━━━━━ Material provided ━━━━━
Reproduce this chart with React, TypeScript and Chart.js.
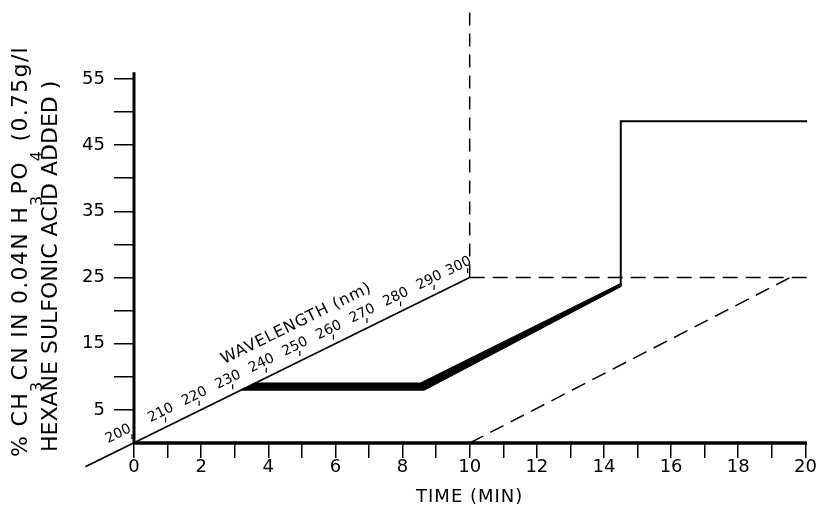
import React, { useEffect, useRef } from 'react';
import { Chart, registerables } from 'chart.js';

Chart.register(...registerables);

// ---- tick values / labels ----
const TIME_TICKS = [0, 1, 2, 3, 4, 5, 6, 7, 8, 9, 10, 11, 12, 13, 14, 15, 16, 17, 18, 19, 20];
const TIME_LABELED = [0, 2, 4, 6, 8, 10, 12, 14, 16, 18, 20];
const PERCENT_TICKS = [5, 10, 15, 20, 25, 30, 35, 40, 45, 50, 55];
const PERCENT_LABELED = [5, 15, 25, 35, 45, 55];
const WAVELENGTHS = [200, 210, 220, 230, 240, 250, 260, 270, 280, 290, 300];

// ---- axis lines (time, percent) ----
const yAxisTime = [0, 0];
const yAxisPercent = [0, 56];
const xAxisTime = [0, 20.05];
const xAxisPercent = [0, 0];
// wavelength (depth) axis: 200 nm at origin, 300 nm at (10, 25)
const wlAxisTime = [-1.45, 10];
const wlAxisPercent = [-3.6, 25];

// ---- gradient profile ----
const bandTime = [3.18, 3.6, 8.53, 14.5, 14.5, 8.65, 3.18];
const bandPercent = [7.98, 9.06, 9.06, 24.1, 23.6, 7.98, 7.98];
const stepTime = [14.5, 14.5, 20.05];
const stepPercent = [23.8, 48.6, 48.6];

// ---- dashed box ----
const dashVertTime = [10, 10];
const dashVertPercent = [25, 66];
const dashHorizTime = [10, 20.05];
const dashHorizPercent = [25, 25];
const dashDiagTime = [10, 19.55];
const dashDiagPercent = [0, 25];

const pts = (xs: number[], ys: number[]) => xs.map((v, i) => ({ x: v, y: ys[i] }));

const wlFraction = (w: number) =>
  (w - WAVELENGTHS[0]) / (WAVELENGTHS[WAVELENGTHS.length - 1] - WAVELENGTHS[0]);

const wlTickPoints = WAVELENGTHS.map((w) => ({
  x: wlFraction(w) * wlAxisTime[1] - 0.06,
  y: wlFraction(w) * wlAxisPercent[1] + 1.0,
}));

const FONT = '"DejaVu Sans", "Liberation Sans", sans-serif';

const textPlugin = {
  id: 'annotText',
  afterDatasetsDraw(chart: any) {
    const { ctx } = chart;
    const xs = chart.scales.x;
    const ys = chart.scales.y;
    ctx.save();
    ctx.fillStyle = '#000';

    // wavelength axis labels
    const ox = xs.getPixelForValue(0);
    const oy = ys.getPixelForValue(0);
    const ex = xs.getPixelForValue(wlAxisTime[1]);
    const ey = ys.getPixelForValue(wlAxisPercent[1]);
    const ang = Math.atan2(ey - oy, ex - ox);
    const ux = Math.cos(ang);
    const uy = Math.sin(ang);
    const nx = uy;
    const ny = -ux;
    ctx.font = `14px ${FONT}`;
    ctx.textAlign = 'center';
    ctx.textBaseline = 'middle';
    WAVELENGTHS.forEach((w, i) => {
      const f = wlFraction(w);
      const px = ox + (ex - ox) * f;
      const py = oy + (ey - oy) * f;
      let shift = 0;
      if (i === 0) shift = -10;
      if (i === WAVELENGTHS.length - 1) shift = -5;
      const cx = px + nx * 15 + ux * shift;
      const cy = py + ny * 15 + uy * shift;
      ctx.save();
      ctx.translate(cx, cy);
      ctx.rotate(ang);
      ctx.fillText(String(w), 0, 0);
      ctx.restore();
    });

    // WAVELENGTH (nm)
    {
      const f = 0.53;
      const px = ox + (ex - ox) * f;
      const py = oy + (ey - oy) * f;
      ctx.save();
      ctx.translate(px + nx * 35, py + ny * 35);
      ctx.rotate(ang);
      ctx.font = `16px ${FONT}`;
      (ctx as any).letterSpacing = '0.8px';
      ctx.fillText('WAVELENGTH (nm)', 0, 0);
      ctx.restore();
    }

    // x title
    ctx.save();
    ctx.font = `18px ${FONT}`;
    (ctx as any).letterSpacing = '1px';
    ctx.textAlign = 'center';
    ctx.textBaseline = 'middle';
    ctx.fillText('TIME (MIN)', xs.getPixelForValue(10), 497);
    ctx.restore();

    // y title (two rotated lines with subscripts)
    const drawLine = (segs: [string, boolean][], bx: number, by: number, spacing: string) => {
      ctx.save();
      ctx.translate(bx, by);
      ctx.rotate(-Math.PI / 2);
      ctx.textAlign = 'left';
      ctx.textBaseline = 'alphabetic';
      (ctx as any).letterSpacing = spacing;
      let cur = 0;
      segs.forEach(([t, sub]) => {
        ctx.font = sub ? `16px ${FONT}` : `22px ${FONT}`;
        ctx.fillText(t, cur, sub ? 15 : 0);
        cur += ctx.measureText(t).width;
      });
      ctx.restore();
    };
    drawLine(
      [
        ['% CH', false],
        ['3', true],
        ['CN IN 0.04N H', false],
        ['3', true],
        ['PO', false],
        ['4', true],
        [' (0.75g/l', false],
      ],
      27,
      457,
      '1.3px'
    );
    drawLine([['HEXANE SULFONIC ACID ADDED )', false]], 57, 452, '0px');

    ctx.restore();
  },
};

export default function App() {
  const ref = useRef<HTMLCanvasElement | null>(null);

  useEffect(() => {
    if (!ref.current) return;
    const line = (data: any[], extra: any = {}) => ({
      data,
      showLine: true,
      borderColor: '#000',
      backgroundColor: '#000',
      borderWidth: 1.5,
      pointRadius: 0,
      clip: false,
      ...extra,
    });

    const chart = new Chart(ref.current, {
      type: 'scatter',
      data: {
        datasets: [
          line(pts(yAxisTime, yAxisPercent), { borderWidth: 3 }),
          line(pts(xAxisTime, xAxisPercent), { borderWidth: 3.5 }),
          line(pts(wlAxisTime, wlAxisPercent), { borderWidth: 1.6 }),
          line(pts(bandTime, bandPercent), { borderWidth: 1, fill: 'shape' }),
          line(pts(stepTime, stepPercent), { borderWidth: 2 }),
          line(pts(dashVertTime, dashVertPercent), { borderDash: [13, 8] }),
          line(pts(dashHorizTime, dashHorizPercent), { borderDash: [15, 8] }),
          line(pts(dashDiagTime, dashDiagPercent), { borderDash: [15, 8] }),
          {
            data: wlTickPoints,
            showLine: false,
            pointStyle: 'line',
            rotation: 90,
            pointRadius: 2.5,
            borderWidth: 1.2,
            borderColor: '#000',
            clip: false,
          },
        ],
      },
      options: {
        responsive: false,
        maintainAspectRatio: false,
        animation: false,
        events: [],
        layout: { padding: { left: 0, right: 5.9, top: 6, bottom: 0 } },
        plugins: {
          legend: { display: false },
          tooltip: { enabled: false },
        },
        scales: {
          x: {
            type: 'linear',
            position: 'bottom',
            min: 0,
            max: 20.2,
            afterBuildTicks: (s: any) => {
              s.ticks = TIME_TICKS.map((v) => ({ value: v }));
            },
            afterFit: (s: any) => {
              s.height = 72;
              s.paddingLeft = 0;
              s.paddingRight = 0;
            },
            border: { display: false },
            grid: {
              display: true,
              drawOnChartArea: false,
              drawTicks: true,
              tickLength: 15,
              color: '#000',
              lineWidth: 1.5,
            },
            ticks: {
              autoSkip: false,
              maxRotation: 0,
              padding: -1,
              color: '#000',
              font: { family: FONT, size: 18 },
              callback: (v: any) => (TIME_LABELED.includes(Number(v)) ? String(v) : ''),
            },
          },
          y: {
            type: 'linear',
            position: 'left',
            min: 0,
            max: 66,
            afterBuildTicks: (s: any) => {
              s.ticks = PERCENT_TICKS.map((v) => ({ value: v }));
            },
            afterFit: (s: any) => {
              s.width = 134;
              s.paddingTop = 0;
              s.paddingBottom = 0;
            },
            border: { display: false },
            grid: {
              display: true,
              drawOnChartArea: false,
              drawTicks: true,
              tickLength: 20,
              color: '#000',
              lineWidth: 1.5,
            },
            ticks: {
              autoSkip: false,
              padding: 9,
              color: '#000',
              font: { family: FONT, size: 18 },
              callback: (v: any) => (PERCENT_LABELED.includes(Number(v)) ? String(v) : ''),
            },
          },
        },
      },
      plugins: [textPlugin],
    });
    return () => chart.destroy();
  }, []);

  return (
    <div style={{ position: 'absolute', left: 0, top: 0, width: 818, height: 515, background: '#fff' }}>
      <canvas ref={ref} width={818} height={515} style={{ display: 'block' }} />
    </div>
  );
}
━━━━━
■ **Task brief**:
Make an exact copy of the lines from the top of the material through the line with "Chart.register(...registerables);", pictures excluded.

■ **Solution for this task**:
Reproduce this chart with React, TypeScript and Chart.js.
import React, { useEffect, useRef } from 'react';
import { Chart, registerables } from 'chart.js';

Chart.register(...registerables);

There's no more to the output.